* EXERCISE
Gather, from the data below, each line in which the word "this" occurs.

* RECORD LIST

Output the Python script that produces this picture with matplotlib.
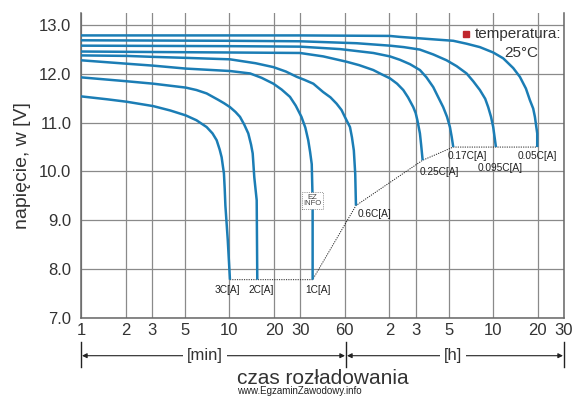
import matplotlib
matplotlib.use('Agg')
import matplotlib.pyplot as plt

plt.rcParams['font.family'] = ['Liberation Sans', 'DejaVu Sans']

# discharge curves: time [min], voltage [V]
t_3c = [1, 1.5, 2.03, 3.07, 4.0, 5.08, 6.0, 7.03, 7.7, 8.21, 8.6, 8.87, 9.05, 9.19, 9.3, 9.4, 9.75, 10.09]
v_3c = [11.54, 11.48, 11.43, 11.34, 11.25, 11.15, 11.05, 10.91, 10.78, 10.64, 10.45, 10.29, 10.1, 9.96,
        9.65, 9.3, 8.6, 7.78]

t_2c = [1, 2.03, 3.07, 5.08, 6.0, 7.03, 8.4, 9.2, 10.09, 11.0, 11.79, 12.6, 13.41, 14.0, 14.36, 14.72,
        15.28, 15.42]
v_2c = [11.93, 11.85, 11.80, 11.72, 11.67, 11.60, 11.47, 11.40, 11.32, 11.22, 11.12, 10.96, 10.78, 10.55,
        10.37, 9.88, 9.41, 7.78]

t_1c = [1, 2.03, 3.07, 5.08, 10.09, 13.8, 16.5, 19.8, 22.5, 25.6, 28.0, 30.6, 32.5, 34.0, 35.0, 35.9,
        36.4, 36.4]
v_1c = [12.28, 12.21, 12.17, 12.11, 12.06, 12.01, 11.92, 11.80, 11.68, 11.53, 11.35, 11.12, 10.9, 10.64,
        10.4, 10.15, 9.41, 7.78]

t_06c = [1, 2.03, 3.07, 5.08, 10.09, 15, 19.8, 24, 28.5, 32, 36.8, 42.8, 48, 52.8, 57, 60, 65, 67, 69,
         70.5, 71.3]
v_06c = [12.38, 12.37, 12.35, 12.33, 12.30, 12.22, 12.14, 12.05, 11.94, 11.88, 11.80, 11.63, 11.52,
         11.39, 11.26, 11.12, 10.91, 10.7, 10.43, 9.95, 9.30]

t_025c = [1, 3, 10, 29.9, 42.9, 61.7, 75, 93.3, 105, 120.8, 135, 148.6, 160, 173.5, 180, 185, 192.4,
          196, 200.7]
v_025c = [12.46, 12.45, 12.44, 12.43, 12.36, 12.25, 12.18, 12.08, 12.0, 11.91, 11.80, 11.67, 11.52,
          11.32, 11.2, 11.05, 10.78, 10.55, 10.23]

t_017c = [1, 10, 29.9, 55.6, 93.3, 120.8, 141.1, 165, 192.4, 213, 236.6, 254, 276, 293, 306.6, 315, 322.7]
v_017c = [12.58, 12.57, 12.56, 12.51, 12.43, 12.36, 12.29, 12.2, 12.08, 11.93, 11.73, 11.54, 11.32,
          11.12, 10.91, 10.71, 10.50]

t_0095c = [1, 10, 29.9, 72, 120.8, 150, 192, 236.6, 291, 340, 397, 440, 488, 530, 555, 580, 600, 626]
v_0095c = [12.69, 12.68, 12.67, 12.63, 12.58, 12.55, 12.50, 12.40, 12.28, 12.16, 12.01, 11.85, 11.67,
           11.49, 11.32, 11.12, 10.91, 10.50]

t_005c = [1, 30, 120, 141, 192, 322.7, 397, 488, 600, 701, 819, 908, 997, 1061, 1116, 1146, 1188, 1188]
v_005c = [12.79, 12.79, 12.78, 12.76, 12.73, 12.68, 12.62, 12.55, 12.44, 12.32, 12.12, 11.94, 11.70,
          11.46, 11.29, 11.12, 10.78, 10.50]

curves = [(t_3c, v_3c), (t_2c, v_2c), (t_1c, v_1c), (t_06c, v_06c),
          (t_025c, v_025c), (t_017c, v_017c), (t_0095c, v_0095c), (t_005c, v_005c)]
labels = ['3C[A]', '2C[A]', '1C[A]', '0.6C[A]', '0.25C[A]', '0.17C[A]', '0.095C[A]', '0.05C[A]']
# label offsets from the curve end, in pixels
label_off = [(-3, -10), (4, -10), (5, -10), (19, -8), (17, -12), (14, -9), (4, -21), (0, -9)]

x_ticks = [1, 2, 3, 5, 10, 20, 30, 60, 120, 180, 300, 600, 1200, 1800]
x_ticklabels = ['1', '2', '3', '5', '10', '20', '30', '60', '2', '3', '5', '10', '20', '30']
y_ticks = [7, 8, 9, 10, 11, 12, 13]

blue = '#1b7db5'
grid_c = '#8a8a8a'
txt_c = '#333333'

fig = plt.figure(figsize=(5.85, 3.97), dpi=100)
ax = fig.add_axes([81/585, 1-317.7/397, 483/585, 304.7/397])

ax.set_xscale('log')
ax.set_xlim(1, 1800)
ax.set_ylim(7, 13.25)

for t, v in curves:
    ax.plot(t, v, color=blue, lw=1.8, solid_capstyle='butt', solid_joinstyle='round', zorder=3)

# dotted line through curve end points
end_t = [c[0][-1] for c in curves]
end_v = [c[1][-1] for c in curves]
ax.plot(end_t, end_v, color='#222222', lw=0.7, ls=(0, (1.2, 1.2)), zorder=2)

for (t, v), lab, off in zip(curves, labels, label_off):
    ax.annotate(lab, (t[-1], v[-1]), xytext=(off[0]*0.72, off[1]*0.72), textcoords='offset points',
                ha='center', va='center', fontsize=7.3, color='#222222')

ax.set_xticks(x_ticks)
ax.set_xticklabels(x_ticklabels)
ax.xaxis.set_minor_locator(matplotlib.ticker.NullLocator())
ax.set_yticks(y_ticks)
ax.set_yticklabels(['%.1f' % y for y in y_ticks])
ax.tick_params(length=0, labelsize=12, colors=txt_c)
ax.tick_params(axis='y', pad=7)
ax.tick_params(axis='x', pad=4)
ax.grid(True, color=grid_c, lw=0.9)
ax.set_axisbelow(True)

ax.spines['top'].set_visible(False)
for s in ['left', 'bottom', 'right']:
    ax.spines[s].set_color('#666666')
    ax.spines[s].set_linewidth(1.1)

ax.set_ylabel('napięcie, w [V]', fontsize=14, color=txt_c, labelpad=6)

# temperature note
ax.plot([0.797], [0.931], marker='s', color='#c0272d', ms=4, transform=ax.transAxes, clip_on=False)
ax.text(0.816, 0.931, 'temperatura:', transform=ax.transAxes, fontsize=11, color=txt_c, va='center', ha='left')
ax.text(0.911, 0.869, '25°C', transform=ax.transAxes, fontsize=11, color=txt_c, va='center', ha='center')

# small watermark box
ax.text(0.479, 0.385, 'EZ\nINFO', transform=ax.transAxes, fontsize=5.5, color='#444444',
        ha='center', va='center', linespacing=0.9,
        bbox=dict(boxstyle='square,pad=0.2', fc='white', ec='#444444', lw=0.5, ls=':'))

# [min] / [h] arrows under the axis
ya = 1 - 355.7/397
y0, y1 = 1 - 366.7/397, 1 - 341.7/397
for xp in [81, 346, 564]:
    fig.add_artist(plt.Line2D([xp/585, xp/585], [y0, y1], color='#222222', lw=1.0))
arr = dict(arrowstyle='<|-|>', color='#222222', lw=0.8, mutation_scale=7, shrinkA=0, shrinkB=0)
fig.add_artist(matplotlib.patches.FancyArrowPatch((82/585, ya), (345/585, ya), transform=fig.transFigure, **arr))
fig.add_artist(matplotlib.patches.FancyArrowPatch((347/585, ya), (563/585, ya), transform=fig.transFigure, **arr))
fig.text(205/585, ya, '[min]', fontsize=12, color=txt_c, ha='center', va='center',
         bbox=dict(boxstyle='square,pad=0.25', fc='white', ec='none'))
fig.text(453/585, ya, '[h]', fontsize=12, color=txt_c, ha='center', va='center',
         bbox=dict(boxstyle='square,pad=0.25', fc='white', ec='none'))

fig.text(323/585, 1 - 378/397, 'czas rozładowania', fontsize=15, color=txt_c, ha='center', va='center')
fig.text(299/585, 1 - 391/397, 'www.EgzaminZawodowy.info', fontsize=7, color='#222222', ha='center', va='center')

fig.savefig('out.png', dpi=100, facecolor='white')
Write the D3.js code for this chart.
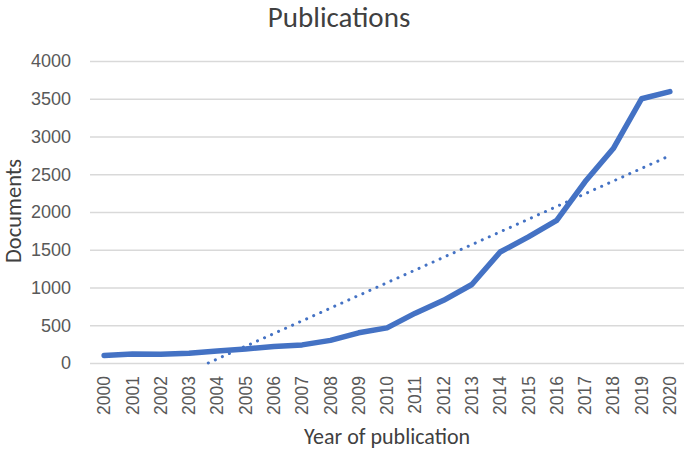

* RESPONSE TO THE EXERCISE
Output the Python script that produces this picture with matplotlib.
Write the D3.js code for this chart.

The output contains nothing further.